START EXTRACTED DATA
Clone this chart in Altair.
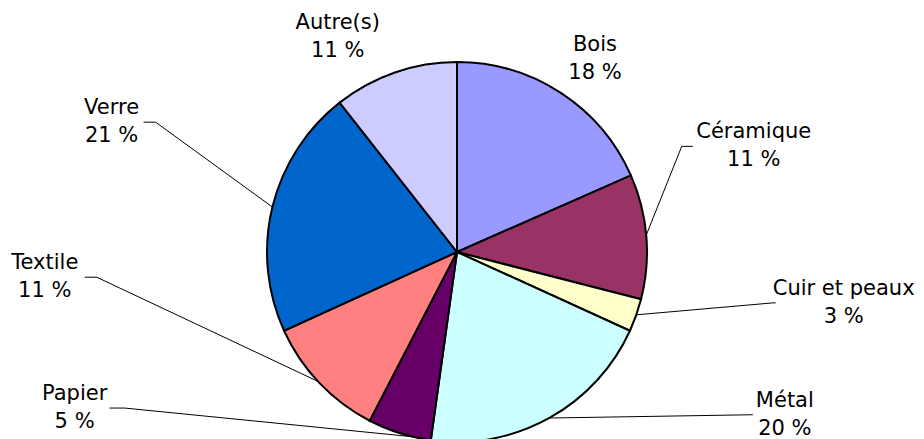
END EXTRACTED DATA
START EXTRACTED DATA
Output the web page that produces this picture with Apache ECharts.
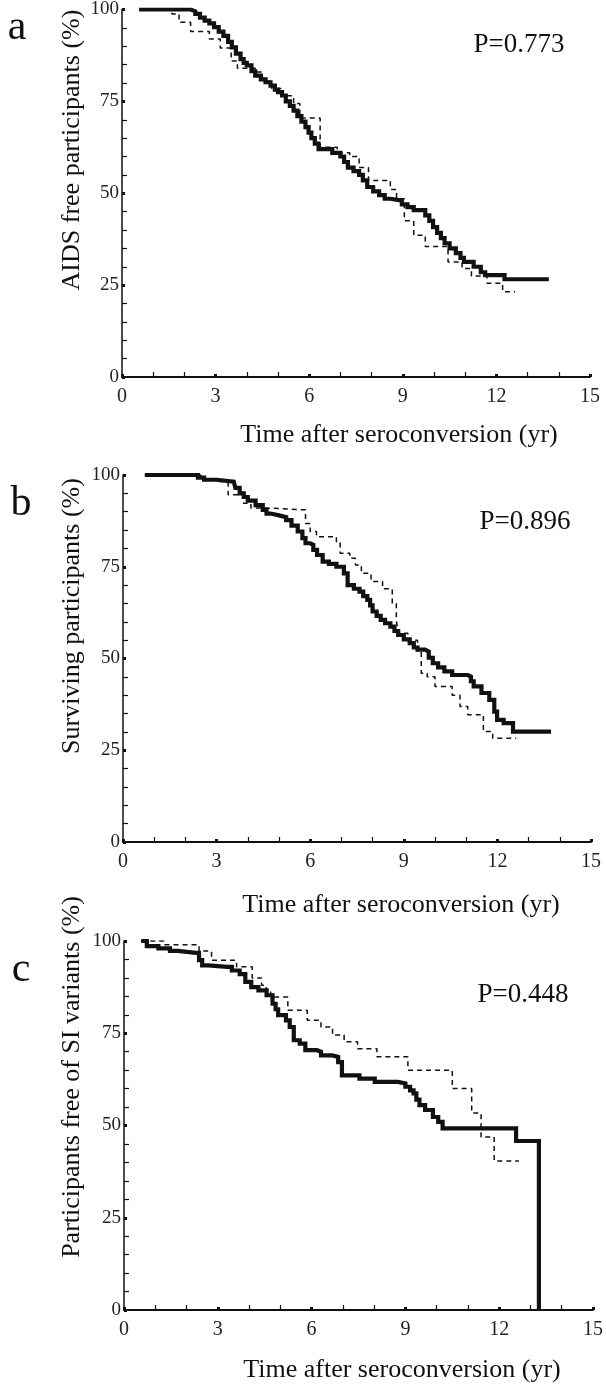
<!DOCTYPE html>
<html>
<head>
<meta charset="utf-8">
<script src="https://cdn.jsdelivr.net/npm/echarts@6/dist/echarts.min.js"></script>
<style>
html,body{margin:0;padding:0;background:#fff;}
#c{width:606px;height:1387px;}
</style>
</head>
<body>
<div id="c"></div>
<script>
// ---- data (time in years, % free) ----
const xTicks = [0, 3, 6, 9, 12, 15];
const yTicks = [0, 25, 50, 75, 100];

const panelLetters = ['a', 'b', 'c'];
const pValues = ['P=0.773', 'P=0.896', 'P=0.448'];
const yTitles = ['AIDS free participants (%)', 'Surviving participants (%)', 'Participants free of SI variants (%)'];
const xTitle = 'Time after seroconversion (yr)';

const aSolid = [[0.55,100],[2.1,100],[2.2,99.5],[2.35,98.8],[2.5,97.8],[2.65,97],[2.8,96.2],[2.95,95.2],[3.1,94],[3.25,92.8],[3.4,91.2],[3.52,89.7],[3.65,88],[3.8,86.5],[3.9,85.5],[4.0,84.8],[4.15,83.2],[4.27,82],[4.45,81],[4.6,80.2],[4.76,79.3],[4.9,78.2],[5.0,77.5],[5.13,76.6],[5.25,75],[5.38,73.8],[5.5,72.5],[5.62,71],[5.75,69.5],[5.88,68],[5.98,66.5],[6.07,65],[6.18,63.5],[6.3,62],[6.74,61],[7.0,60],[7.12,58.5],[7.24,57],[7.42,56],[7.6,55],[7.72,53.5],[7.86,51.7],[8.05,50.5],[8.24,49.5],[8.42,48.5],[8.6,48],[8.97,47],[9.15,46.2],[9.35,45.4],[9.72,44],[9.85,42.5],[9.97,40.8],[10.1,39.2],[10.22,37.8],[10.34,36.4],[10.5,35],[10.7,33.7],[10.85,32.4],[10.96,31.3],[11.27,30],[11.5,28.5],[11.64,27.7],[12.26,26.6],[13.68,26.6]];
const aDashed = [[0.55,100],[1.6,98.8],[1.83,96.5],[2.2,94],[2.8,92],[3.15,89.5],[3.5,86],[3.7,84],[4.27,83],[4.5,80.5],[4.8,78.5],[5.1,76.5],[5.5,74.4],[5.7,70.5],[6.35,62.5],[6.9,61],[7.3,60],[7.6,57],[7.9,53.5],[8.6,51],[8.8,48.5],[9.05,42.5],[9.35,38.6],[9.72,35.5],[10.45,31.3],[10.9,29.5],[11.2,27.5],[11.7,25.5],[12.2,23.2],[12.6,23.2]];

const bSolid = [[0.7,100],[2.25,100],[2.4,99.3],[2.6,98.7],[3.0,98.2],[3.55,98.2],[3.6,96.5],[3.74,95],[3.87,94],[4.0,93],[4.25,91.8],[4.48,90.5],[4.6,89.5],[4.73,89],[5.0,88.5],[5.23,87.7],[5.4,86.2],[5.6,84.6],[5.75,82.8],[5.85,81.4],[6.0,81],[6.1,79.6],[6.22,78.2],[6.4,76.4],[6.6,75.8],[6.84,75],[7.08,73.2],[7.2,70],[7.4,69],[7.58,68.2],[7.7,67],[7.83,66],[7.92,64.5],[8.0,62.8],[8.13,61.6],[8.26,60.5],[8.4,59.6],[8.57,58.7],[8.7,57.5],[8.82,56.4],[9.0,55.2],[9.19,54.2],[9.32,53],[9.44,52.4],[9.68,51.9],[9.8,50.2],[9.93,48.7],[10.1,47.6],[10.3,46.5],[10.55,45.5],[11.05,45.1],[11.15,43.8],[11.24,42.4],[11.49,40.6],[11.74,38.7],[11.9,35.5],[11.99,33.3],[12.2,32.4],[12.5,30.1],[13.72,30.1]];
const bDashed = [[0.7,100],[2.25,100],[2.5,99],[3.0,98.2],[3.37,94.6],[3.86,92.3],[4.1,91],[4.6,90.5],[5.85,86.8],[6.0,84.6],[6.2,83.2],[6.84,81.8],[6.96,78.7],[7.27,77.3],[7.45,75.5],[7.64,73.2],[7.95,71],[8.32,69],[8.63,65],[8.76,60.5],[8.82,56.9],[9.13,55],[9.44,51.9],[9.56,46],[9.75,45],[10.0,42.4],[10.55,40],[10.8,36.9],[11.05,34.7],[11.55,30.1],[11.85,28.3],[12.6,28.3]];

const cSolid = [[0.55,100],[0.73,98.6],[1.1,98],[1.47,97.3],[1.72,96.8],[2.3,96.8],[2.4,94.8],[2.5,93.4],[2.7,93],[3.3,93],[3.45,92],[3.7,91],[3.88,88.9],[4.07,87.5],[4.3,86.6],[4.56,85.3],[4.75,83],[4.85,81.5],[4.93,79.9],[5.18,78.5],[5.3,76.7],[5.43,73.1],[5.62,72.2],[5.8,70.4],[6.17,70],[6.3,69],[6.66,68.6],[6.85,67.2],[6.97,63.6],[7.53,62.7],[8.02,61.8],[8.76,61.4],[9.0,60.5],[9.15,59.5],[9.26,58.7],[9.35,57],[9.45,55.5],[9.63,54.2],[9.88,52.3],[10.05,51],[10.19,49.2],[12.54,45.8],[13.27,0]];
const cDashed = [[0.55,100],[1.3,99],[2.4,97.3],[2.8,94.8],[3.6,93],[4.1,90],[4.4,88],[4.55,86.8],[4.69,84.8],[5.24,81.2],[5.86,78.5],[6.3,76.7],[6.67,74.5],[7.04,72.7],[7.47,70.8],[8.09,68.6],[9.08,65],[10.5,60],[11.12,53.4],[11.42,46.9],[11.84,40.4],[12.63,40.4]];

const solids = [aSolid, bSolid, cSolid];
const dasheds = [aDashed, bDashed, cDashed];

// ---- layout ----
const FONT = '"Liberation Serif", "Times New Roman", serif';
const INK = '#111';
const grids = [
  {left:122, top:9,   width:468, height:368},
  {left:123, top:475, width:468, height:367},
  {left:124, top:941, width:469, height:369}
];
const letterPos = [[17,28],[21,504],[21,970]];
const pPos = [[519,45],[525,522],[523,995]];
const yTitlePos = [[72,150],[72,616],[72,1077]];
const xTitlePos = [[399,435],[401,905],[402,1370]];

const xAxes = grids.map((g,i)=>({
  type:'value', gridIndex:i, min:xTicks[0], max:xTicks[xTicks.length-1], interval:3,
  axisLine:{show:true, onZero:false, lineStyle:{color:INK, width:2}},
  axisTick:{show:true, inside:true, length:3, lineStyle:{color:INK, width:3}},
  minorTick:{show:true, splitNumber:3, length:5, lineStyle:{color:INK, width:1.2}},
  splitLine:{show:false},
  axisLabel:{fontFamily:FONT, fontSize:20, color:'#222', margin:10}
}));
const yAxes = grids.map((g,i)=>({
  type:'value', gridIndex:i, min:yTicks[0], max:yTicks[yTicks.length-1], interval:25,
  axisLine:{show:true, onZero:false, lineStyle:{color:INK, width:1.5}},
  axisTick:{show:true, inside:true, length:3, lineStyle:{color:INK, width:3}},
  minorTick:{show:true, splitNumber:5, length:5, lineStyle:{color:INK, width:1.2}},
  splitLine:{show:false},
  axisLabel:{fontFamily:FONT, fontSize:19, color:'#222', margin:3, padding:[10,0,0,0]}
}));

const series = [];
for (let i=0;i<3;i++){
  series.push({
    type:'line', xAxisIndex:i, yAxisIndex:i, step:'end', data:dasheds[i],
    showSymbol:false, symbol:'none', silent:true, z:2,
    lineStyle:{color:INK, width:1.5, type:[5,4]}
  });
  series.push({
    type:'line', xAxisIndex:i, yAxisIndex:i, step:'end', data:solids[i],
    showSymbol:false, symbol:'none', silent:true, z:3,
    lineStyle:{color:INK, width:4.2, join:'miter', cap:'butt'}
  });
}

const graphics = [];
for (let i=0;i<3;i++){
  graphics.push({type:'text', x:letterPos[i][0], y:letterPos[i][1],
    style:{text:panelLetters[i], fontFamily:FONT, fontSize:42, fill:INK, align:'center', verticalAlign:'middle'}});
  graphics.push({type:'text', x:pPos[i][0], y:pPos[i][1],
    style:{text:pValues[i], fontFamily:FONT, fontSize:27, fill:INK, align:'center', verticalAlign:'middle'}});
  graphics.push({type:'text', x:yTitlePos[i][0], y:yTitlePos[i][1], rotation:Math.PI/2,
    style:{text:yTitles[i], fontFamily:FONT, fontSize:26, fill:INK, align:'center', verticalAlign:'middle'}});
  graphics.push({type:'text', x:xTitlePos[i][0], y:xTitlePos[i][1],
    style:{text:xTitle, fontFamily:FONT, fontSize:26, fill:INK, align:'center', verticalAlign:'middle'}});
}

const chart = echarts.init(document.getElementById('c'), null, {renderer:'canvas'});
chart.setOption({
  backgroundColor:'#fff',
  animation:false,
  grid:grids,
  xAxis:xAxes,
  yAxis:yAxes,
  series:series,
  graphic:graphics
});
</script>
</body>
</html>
END EXTRACTED DATA
## THE TASK
Transcribe, leaving out pictures, each line from the one containing "Output the web" through the one containing "const yTicks = [0, 25, 50, 75, 100];".

## RESULT OF THE EXERCISE
Output the web page that produces this picture with Apache ECharts.
<!DOCTYPE html>
<html>
<head>
<meta charset="utf-8">
<script src="https://cdn.jsdelivr.net/npm/echarts@6/dist/echarts.min.js"></script>
<style>
html,body{margin:0;padding:0;background:#fff;}
#c{width:606px;height:1387px;}
</style>
</head>
<body>
<div id="c"></div>
<script>
// ---- data (time in years, % free) ----
const xTicks = [0, 3, 6, 9, 12, 15];
const yTicks = [0, 25, 50, 75, 100];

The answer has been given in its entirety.